クシシュトフ・キェシロフスキ - Wikipedia
フランス国旗をモチーフとした三部作「トリコロール」の第一作目。自動車事故で作曲家である夫と娘を同時に失った女性が主人公。夫の書くはずだった欧州統合記念の協奏曲のフレーズが彼女の中で何度も繰り返され、蘇る夫と娘との鮮やかな記憶に苛まされる。彼女を取り囲む「青」も、彼女自身の精神を束縛する。そんな中、夫のパートナーであった男が協奏曲を完成させようとし始め、さらには、夫の愛人であったという女性の存在が明らかとなる。彼女の中で何かが変わり始めるのに、そう時間はかからなかった…。
何と言っても映像が美しい。事故を起こして、ジュリエット・ビノシュ演じるジュリーが病院に収容された後の映像感覚の鋭さ。さらには、それがラストの映像に向けた伏線にもなっている。映像による物語の始まりと終わりの指示、こういう感覚はキェシロフスキならではといったところではなかろうか。色の入れ方、光の入れ方も何とも言えない。特にこの作品では「青」が象徴的に使われているけれど、その挿入の仕方が何ともさりげなく、それでいて重々しい存在感を放っている。さすがは映像の芸術家、天才としか言いようが無い。この映像を観るだけでも一見の価値ありです。

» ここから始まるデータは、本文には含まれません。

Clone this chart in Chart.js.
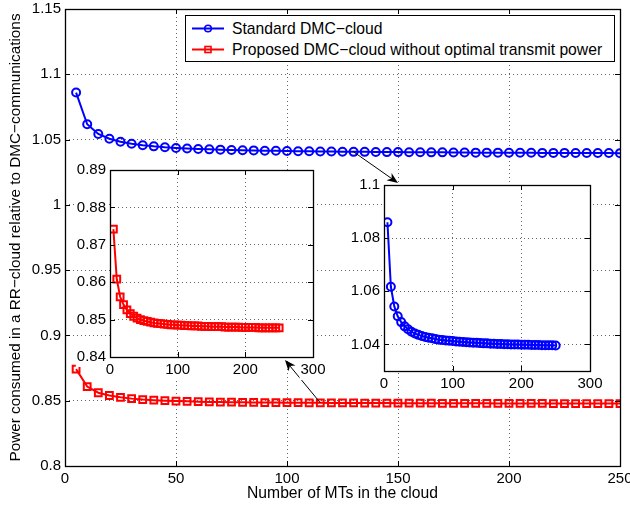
<!DOCTYPE html>
<html><head><meta charset="utf-8">
<script src="https://cdn.jsdelivr.net/npm/chart.js@4.4.1/dist/chart.umd.min.js"></script>
<style>
html,body{margin:0;padding:0;background:#fff;}
#wrap{position:relative;width:630px;height:511px;overflow:hidden;font-family:"Liberation Sans",Arial,sans-serif;}
#wrap canvas{position:absolute;}
#legend{position:absolute;left:185px;top:15px;width:428px;height:45px;border:1px solid #000;background:#fff;font-size:15.7px;color:#000;}
.row{position:absolute;left:0;height:21px;line-height:21px;white-space:nowrap;}
.row svg{position:absolute;left:6px;top:5px;}
.row span{position:absolute;left:46px;top:0;}
</style></head>
<body><div id="wrap">
<canvas id="main"></canvas>
<canvas id="inL"></canvas>
<canvas id="inR"></canvas>
<div id="legend"></div>
</div>
<script>
// ---------------- data ----------------
const seriesNames = ["Standard DMC\u2212cloud", "Proposed DMC\u2212cloud without optimal transmit power"];
const mtCounts = [5,10,15,20,25,30,35,40,45,50,55,60,65,70,75,80,85,90,95,100,105,110,115,120,125,130,135,140,145,150,155,160,165,170,175,180,185,190,195,200,205,210,215,220,225,230,235,240,245,250];
const standardDMC = [1.0860,1.0617,1.0543,1.0506,1.0484,1.0468,1.0457,1.0448,1.0441,1.0436,1.0432,1.0428,1.0425,1.0423,1.0420,1.0418,1.0417,1.0415,1.0414,1.0413,1.0411,1.0410,1.0409,1.0408,1.0407,1.0406,1.0406,1.0405,1.0404,1.0404,1.0403,1.0403,1.0402,1.0402,1.0401,1.0401,1.0400,1.0400,1.0400,1.0399,1.0399,1.0399,1.0398,1.0398,1.0398,1.0397,1.0397,1.0397,1.0397,1.0396];
const proposedDMC = [0.8742,0.8608,0.8561,0.8540,0.8526,0.8516,0.8509,0.8504,0.8500,0.8497,0.8495,0.8493,0.8491,0.8490,0.8489,0.8488,0.8487,0.8486,0.8486,0.8485,0.8485,0.8484,0.8484,0.8483,0.8483,0.8483,0.8482,0.8482,0.8482,0.8481,0.8481,0.8481,0.8481,0.8480,0.8480,0.8480,0.8480,0.8480,0.8479,0.8479,0.8479,0.8479,0.8479,0.8478,0.8478,0.8478,0.8478,0.8478,0.8478,0.8478];
const mainXTicks = [0,50,100,150,200,250];
const mainYTicks = [0.8,0.85,0.9,0.95,1,1.05,1.1,1.15];
const insetXTicks = [0,100,200,300];
const redInsetYTicks = [0.84,0.85,0.86,0.87,0.88,0.89];
const blueInsetYTicks = [1.04,1.06,1.08,1.1];
const xTitle = "Number of MTs in the cloud";
const yTitle = "Power consumed in a RR\u2212cloud relative to DMC\u2212communications";

// ---------------- styles ----------------
const BLUE = '#0000ff', RED = '#ff0000';
Chart.defaults.font.family = "'Liberation Sans', Arial, Helvetica, sans-serif";
Chart.defaults.font.size = 15;
Chart.defaults.color = '#000';

const pts = (vals) => mtCounts.map((x, i) => ({x: x, y: vals[i]}));
function ds(label, vals, color, style, r) {
  return {label, data: pts(vals), borderColor: color, borderWidth: 2,
    pointStyle: style, pointRadius: r, pointBorderWidth: 2, pointBorderColor: color,
    pointBackgroundColor: 'rgba(0,0,0,0)', tension: 0, fill: false};
}
const fmt2 = v => String(+(+v).toFixed(2));
const fmtFixed2 = v => (+v).toFixed(2);

function scale(min, max, ticks, fmt, fixed, isX, extra) {
  const s = {
    type: 'linear', min, max,
    grid: {color: 'rgba(0,0,0,0.6)', lineWidth: 1, drawTicks: false},
    border: {display: false, dash: [1, 3]},
    ticks: Object.assign({padding: 4, autoSkip: false, maxRotation: 0, callback: fmt}, extra || {}),
    afterBuildTicks: sc => { sc.ticks = ticks.map(v => ({value: v})); },
    afterFit: sc => {
      sc.paddingLeft = 0; sc.paddingRight = 0; sc.paddingTop = 0; sc.paddingBottom = 0;
      if (isX) sc.height = fixed; else sc.width = fixed;
    }
  };
  return s;
}

const boxPlugin = {
  id: 'mbox',
  afterDatasetsDraw(chart, args, opts) {
    const {ctx, chartArea: a, scales: {x, y}} = chart;
    const L = 5;
    ctx.save();
    ctx.strokeStyle = '#000'; ctx.lineWidth = 1; ctx.setLineDash([]);
    ctx.beginPath();
    x.ticks.forEach(t => {
      const px = Math.round(x.getPixelForValue(t.value)) + 0.5;
      ctx.moveTo(px, a.bottom); ctx.lineTo(px, a.bottom - L);
      ctx.moveTo(px, a.top); ctx.lineTo(px, a.top + L);
    });
    y.ticks.forEach(t => {
      const py = Math.round(y.getPixelForValue(t.value)) + 0.5;
      ctx.moveTo(a.left, py); ctx.lineTo(a.left + L, py);
      ctx.moveTo(a.right, py); ctx.lineTo(a.right - L, py);
    });
    ctx.stroke();
    ctx.lineWidth = 1.3;
    ctx.strokeRect(Math.round(a.left) + 0.5, Math.round(a.top) + 0.5, Math.round(a.right - a.left), Math.round(a.bottom - a.top));
    ctx.restore();
  }
};
const whiteArea = {
  id: 'whiteArea',
  beforeDraw(chart) {
    const {ctx, chartArea: a} = chart;
    ctx.save(); ctx.fillStyle = '#fff';
    ctx.fillRect(a.left, a.top, a.right - a.left, a.bottom - a.top);
    ctx.restore();
  }
};

// ---------------- geometry ----------------
const W = 630, H = 511;
const MAIN = {left: 65, top: 9, right: 620, bottom: 466};
const LIN = {cx: 60, cy: 150, cw: 280, ch: 240, left: 110, top: 170, right: 313, bottom: 357};
const RIN = {cx: 334, cy: 165, cw: 290, ch: 240, left: 384, top: 185, right: 590, bottom: 371};

function setupCanvas(id, x, y, w, h) {
  const c = document.getElementById(id);
  c.width = w; c.height = h;
  c.style.left = x + 'px'; c.style.top = y + 'px';
  c.style.width = w + 'px'; c.style.height = h + 'px';
  return c;
}

function drawArrow(ctx, x1, y1, x2, y2) {
  const ang = Math.atan2(y2 - y1, x2 - x1);
  const cos = Math.cos(ang), sin = Math.sin(ang);
  const len = 11, w = 4.5;
  ctx.save();
  ctx.strokeStyle = '#000'; ctx.fillStyle = '#000'; ctx.lineWidth = 1;
  ctx.beginPath(); ctx.moveTo(x1, y1); ctx.lineTo(x2 - cos * 6, y2 - sin * 6); ctx.stroke();
  const bx = x2 - len * cos, by = y2 - len * sin;
  const mx = x2 - 0.7 * len * cos, my = y2 - 0.7 * len * sin;
  ctx.beginPath();
  ctx.moveTo(x2, y2);
  ctx.lineTo(bx - w * sin, by + w * cos);
  ctx.lineTo(mx, my);
  ctx.lineTo(bx + w * sin, by - w * cos);
  ctx.closePath(); ctx.fill();
  ctx.restore();
}

const arrowPlugin = {
  id: 'arrows',
  afterDraw(chart) {
    const {ctx, scales: {x, y}} = chart;
    const iB = mtCounts.indexOf(130), iR = mtCounts.indexOf(115);
    drawArrow(ctx, x.getPixelForValue(130), y.getPixelForValue(standardDMC[iB]), RIN.left + 14, RIN.top - 2);
    drawArrow(ctx, x.getPixelForValue(115), y.getPixelForValue(proposedDMC[iR]), LIN.right - 28, LIN.bottom + 3);
  }
};

// ---------------- main chart ----------------
const mainCanvas = setupCanvas('main', 0, 0, W, H);
new Chart(mainCanvas, {
  type: 'line',
  data: {datasets: [
    ds(seriesNames[0], standardDMC, BLUE, 'circle', 4),
    ds(seriesNames[1], proposedDMC, RED, 'rect', 4.8)
  ]},
  options: {
    responsive: false, animation: false, devicePixelRatio: 1,
    layout: {padding: {left: 0, top: MAIN.top, right: W - MAIN.right, bottom: 0}},
    plugins: {legend: {display: false}, tooltip: {enabled: false}},
    scales: {
      x: Object.assign(scale(0, 250, mainXTicks, fmt2, H - MAIN.bottom, true), {
        title: {display: true, text: xTitle, padding: {top: 0, bottom: 8}, font: {size: 15.7}}
      }),
      y: Object.assign(scale(0.8, 1.15, mainYTicks, fmt2, MAIN.left, false), {
        title: {display: true, text: yTitle, padding: {top: 7, bottom: 0}, font: {size: 15.3}}
      })
    }
  },
  plugins: [boxPlugin, arrowPlugin]
});

// ---------------- insets ----------------
function inset(id, g, vals, color, style, r, yMin, yMax, yTicks, yFmt) {
  const c = setupCanvas(id, g.cx, g.cy, g.cw, g.ch);
  const back = {showLabelBackdrop: true, backdropColor: '#fff', backdropPadding: 1};
  new Chart(c, {
    type: 'line',
    data: {datasets: [ds('', vals, color, style, r)]},
    options: {
      responsive: false, animation: false, devicePixelRatio: 1,
      layout: {padding: {left: 0, top: g.top - g.cy, right: g.cx + g.cw - g.right, bottom: 0}},
      plugins: {legend: {display: false}, tooltip: {enabled: false}},
      scales: {
        x: scale(0, 300, insetXTicks, fmt2, g.cy + g.ch - g.bottom, true, back),
        y: scale(yMin, yMax, yTicks, yFmt, g.left - g.cx, false, back)
      }
    },
    plugins: [whiteArea, boxPlugin]
  });
}
inset('inL', LIN, proposedDMC, RED, 'rect', 4.8, 0.84, 0.89, redInsetYTicks, fmtFixed2);
inset('inR', RIN, standardDMC, BLUE, 'circle', 4, 1.03, 1.1, blueInsetYTicks, fmt2);

// ---------------- legend (HTML text) ----------------
const legend = document.getElementById('legend');
[[BLUE, 'circle'], [RED, 'rect']].forEach((st, i) => {
  const row = document.createElement('div');
  row.className = 'row';
  row.style.top = (2 + i * 21) + 'px';
  const marker = st[1] === 'circle'
    ? `<circle cx="16" cy="5.5" r="3.3" fill="none" stroke="${st[0]}" stroke-width="1.6"/>`
    : `<rect x="13" y="2.5" width="6" height="6" fill="none" stroke="${st[0]}" stroke-width="1.6"/>`;
  row.innerHTML = `<svg width="33" height="11"><line x1="0" y1="5.5" x2="32" y2="5.5" stroke="${st[0]}" stroke-width="2"/>${marker}</svg><span></span>`;
  row.querySelector('span').textContent = seriesNames[i];
  legend.appendChild(row);
});
</script>
</body></html>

そして、各映画賞で主演女優賞をとったジュリエット・ビノシュが何とも素晴らしい。僕が初めてこの人を見たのは「ショコラ」の中でだったけれど、「彼女の存在を有名にした映画」というだけあって、「ショコラ」にはない気迫と存在感が溢れている。「存在の耐えられない軽さ」よりもすごかったような気がする。彼女は決して「哀しい」という表情を最後まで見せない。どこか作り物めいた笑顔を見せる以外は、まるで能面のように静かな表情をしている。その中にどろどろになった激情が含まれている。彼女は必死になって何かに耐えている。夫の残した様々な痕跡に苛まされ、彼との記憶にうちひしがれそうになりながら、それらから訣別しようと独り戦っている。その彼女が最後に「作品」を完成させ、夫のパートナーの元を訪れたとき、初めてはっきりと涙するのだ。また、夫の愛人だったという女性が夫の子供を宿していることがわかり、その彼女に「許して(pardon)」と言われた時に見せるジュリエット・ビノシュの表情が極めて美しい。

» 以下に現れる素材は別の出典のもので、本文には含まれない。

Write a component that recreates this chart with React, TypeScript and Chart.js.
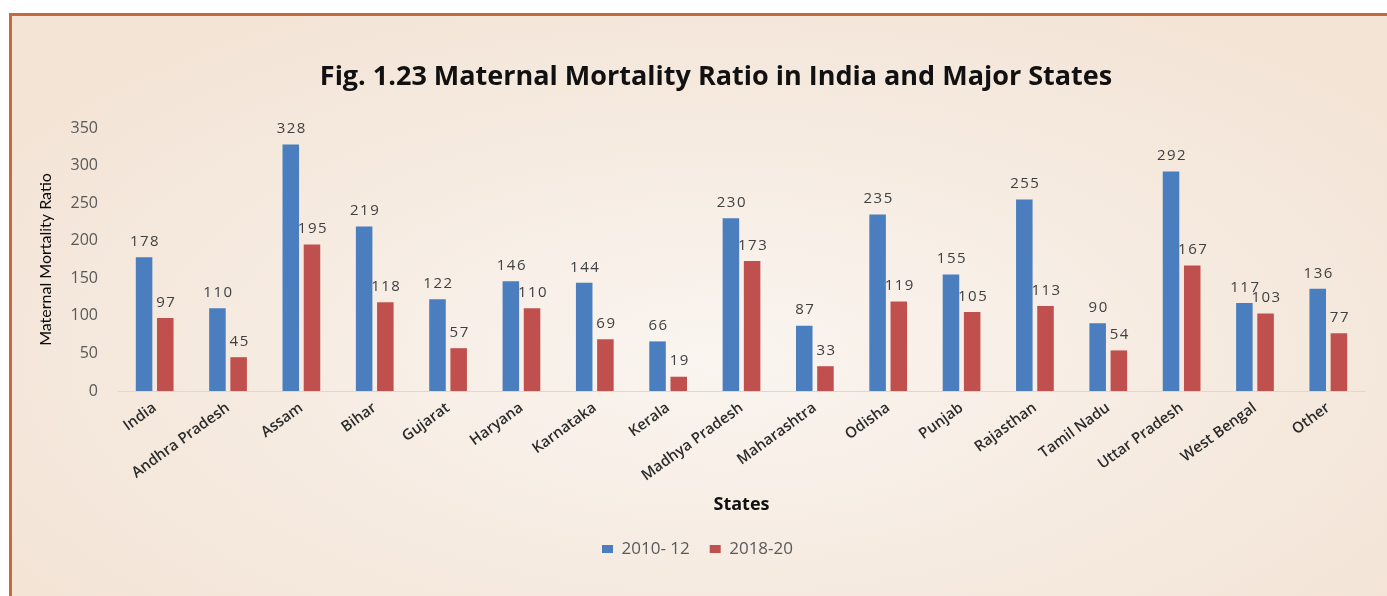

ジュリーと夫のパートナーは、最後まで”vous”で呼び合っている。日本語訳では特に区別していないけれど、この関係は非常に重要ではないかと思う。お互いがお互いを支え合いたい、記憶から解放され、新しい人生を送れるように再生したい。それなのに、どこまでも一線を越えることができない。そして、作品が完成し、今まで寄り添っていた旋律が笛のソロに置き換えられたとき、ジュリーははっきりと決意をその目にたたえ、「青(自由)」の海に沈んでいくのである。ラストで、彼の眼には、ジュリーの後ろ姿がはっきりと映し出される。それは、遂にジュリーが彼のものになったことを暗示しているようにも見える。
そして音楽。作品世界にとって音楽は重要なファクターになっているけれど、そこに必然を持たせるような雰囲気を、プレイスネルの作曲した音楽自体が持っている。全体の構成を壊していない。

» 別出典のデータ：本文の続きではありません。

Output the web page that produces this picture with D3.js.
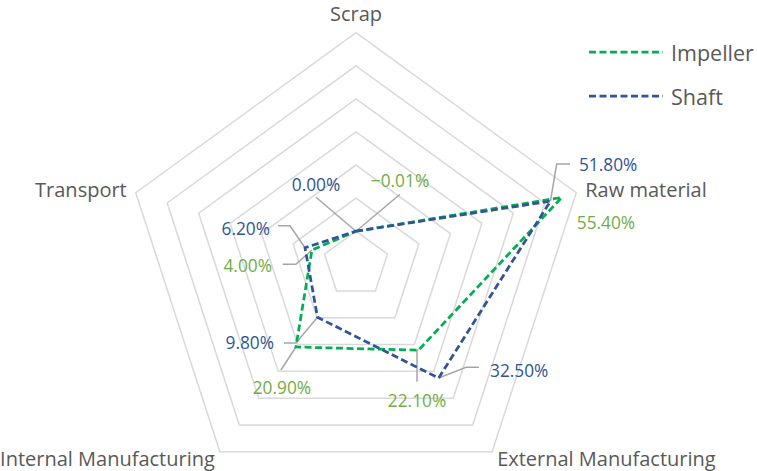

とにかくセンスがいい。さらに「トリコロール」の残りの作品を観るのが楽しみ。
ついでに、キェシロフスキの作品コレクションを出しているBittersのページを紹介しておきます。TOP <キェシロフスキ・コレクション
蛇足:どうでもいいけれど、作品の中で”flute”(アクサン省略)が「フルート」と訳されているのは間違いであると思う。どう考えてもリコーダーの音だから、あれは「笛」と訳すべきだったのではなかろうか。日本人が「フルート」と聞いたら横笛を連想するので。
私信:僕の直接の知り合いの方々へ。
もう知ってる人もいますが、ようやっと就職先が決まりました。もし知りたいという奇特な方がいらっしゃったら直接連絡します。